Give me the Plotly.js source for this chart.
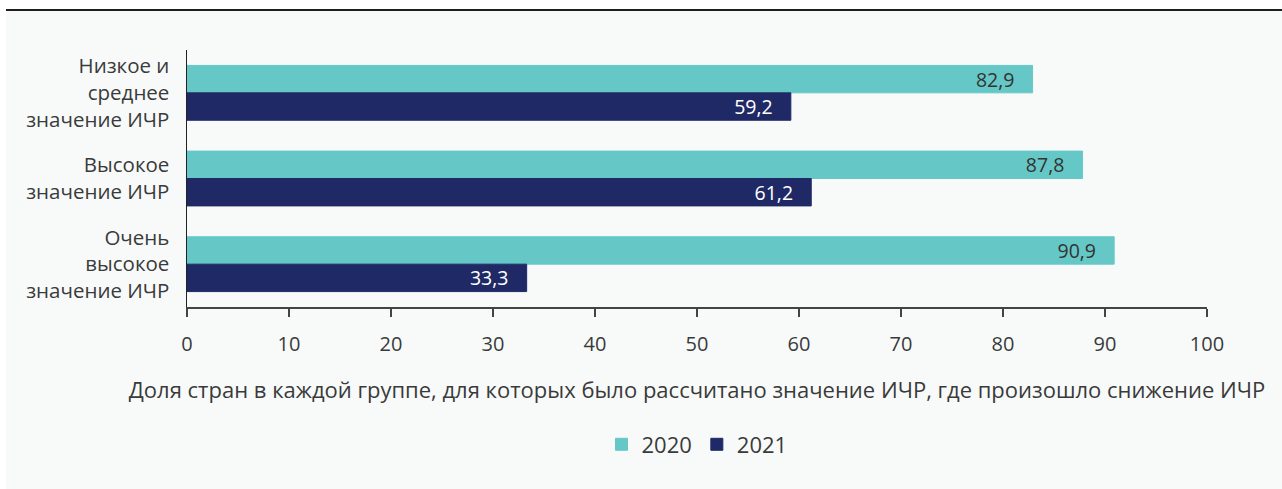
<!DOCTYPE html>
<html><head><meta charset="utf-8">
<script src="https://cdn.plot.ly/plotly-3.0.1.min.js"></script>
<style>
html,body{margin:0;padding:0;background:#fff;width:1282px;height:489px;overflow:hidden;}
#frame{position:absolute;left:6px;top:9px;width:1276px;height:480px;border-top:2px solid #1e1e1e;background:#f8fafa;}
#chart{width:1276px;height:478px;}
</style></head>
<body>
<div id="frame"><div id="chart"></div></div>
<script>
var categories = ["Низкое и<br>среднее<br>значение ИЧР", "Высокое<br>значение ИЧР", "Очень<br>высокое<br>значение ИЧР"];
var values2020 = [82.9, 87.8, 90.9];
var values2021 = [59.2, 61.2, 33.3];
var seriesNames = ["2020", "2021"];
var xTicks = [0, 10, 20, 30, 40, 50, 60, 70, 80, 90, 100];
var xTitle = "Доля стран в каждой группе, для которых было рассчитано значение ИЧР, где произошло снижение ИЧР";

var FONT = "Open Sans, Lato, sans-serif";
var pad = "\u00a0\u00a0\u00a0";
var traces = [
  {type:"bar", orientation:"h", name:seriesNames[0], y:categories, x:values2020,
   marker:{color:"#66c8c6", line:{color:"#66c8c6", width:1}}, texttemplate:"%{x:.1f}"+pad, textposition:"inside",
   insidetextanchor:"end", constraintext:"none", insidetextfont:{color:"#333333", size:19.5, family:FONT}, hoverinfo:"x"},
  {type:"bar", orientation:"h", name:seriesNames[1], y:categories, x:values2021,
   marker:{color:"#1f2966", line:{color:"#1f2966", width:1}}, texttemplate:"%{x:.1f}"+pad, textposition:"inside",
   insidetextanchor:"end", constraintext:"none", insidetextfont:{color:"#ffffff", size:19.5, family:FONT}, hoverinfo:"x"}
];
var layout = {
  width:1276, height:478,
  margin:{l:181, r:75, t:39, b:182},
  paper_bgcolor:"rgba(0,0,0,0)", plot_bgcolor:"rgba(0,0,0,0)",
  separators:", ",
  barmode:"group", bargap:0.36, bargroupgap:0,
  font:{family:FONT, color:"#3a3a3a"},
  xaxis:{range:[0,100], tickvals:xTicks, ticktext:xTicks.map(String), showgrid:false, zeroline:false,
    showline:true, linecolor:"#444", linewidth:1.5, ticks:"outside", ticklen:8, tickwidth:1.5, tickcolor:"#444",
    tickfont:{size:20, color:"#3a3a3a"}, ticklabelstandoff:10,
    title:{text:xTitle, font:{size:22, color:"#3a3a3a"}, standoff:27}},
  yaxis:{autorange:"reversed", showgrid:false, zeroline:false, showline:true, linecolor:"#222", linewidth:1.5,
    ticks:"", tickfont:{size:20.5, color:"#3a3a3a"}, ticklabelstandoff:12},
  showlegend:true,
  legend:{orientation:"h", x:0.5, xanchor:"center", y:-0.535, yanchor:"middle",
    font:{size:22, color:"#3a3a3a"}, traceorder:"normal", itemwidth:30},
  hovermode:false
};
Plotly.newPlot("chart", traces, layout, {displayModeBar:false, staticPlot:true});
</script>
</body></html>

• _Work to be completed_: Reproduce the material above exactly, first line through the line that contains "стран в каждой", minus the pictures.

• _Solution_:
Give me the Plotly.js source for this chart.
<!DOCTYPE html>
<html><head><meta charset="utf-8">
<script src="https://cdn.plot.ly/plotly-3.0.1.min.js"></script>
<style>
html,body{margin:0;padding:0;background:#fff;width:1282px;height:489px;overflow:hidden;}
#frame{position:absolute;left:6px;top:9px;width:1276px;height:480px;border-top:2px solid #1e1e1e;background:#f8fafa;}
#chart{width:1276px;height:478px;}
</style></head>
<body>
<div id="frame"><div id="chart"></div></div>
<script>
var categories = ["Низкое и<br>среднее<br>значение ИЧР", "Высокое<br>значение ИЧР", "Очень<br>высокое<br>значение ИЧР"];
var values2020 = [82.9, 87.8, 90.9];
var values2021 = [59.2, 61.2, 33.3];
var seriesNames = ["2020", "2021"];
var xTicks = [0, 10, 20, 30, 40, 50, 60, 70, 80, 90, 100];
var xTitle = "Доля стран в каждой группе, для которых было рассчитано значение ИЧР, где произошло снижение ИЧР";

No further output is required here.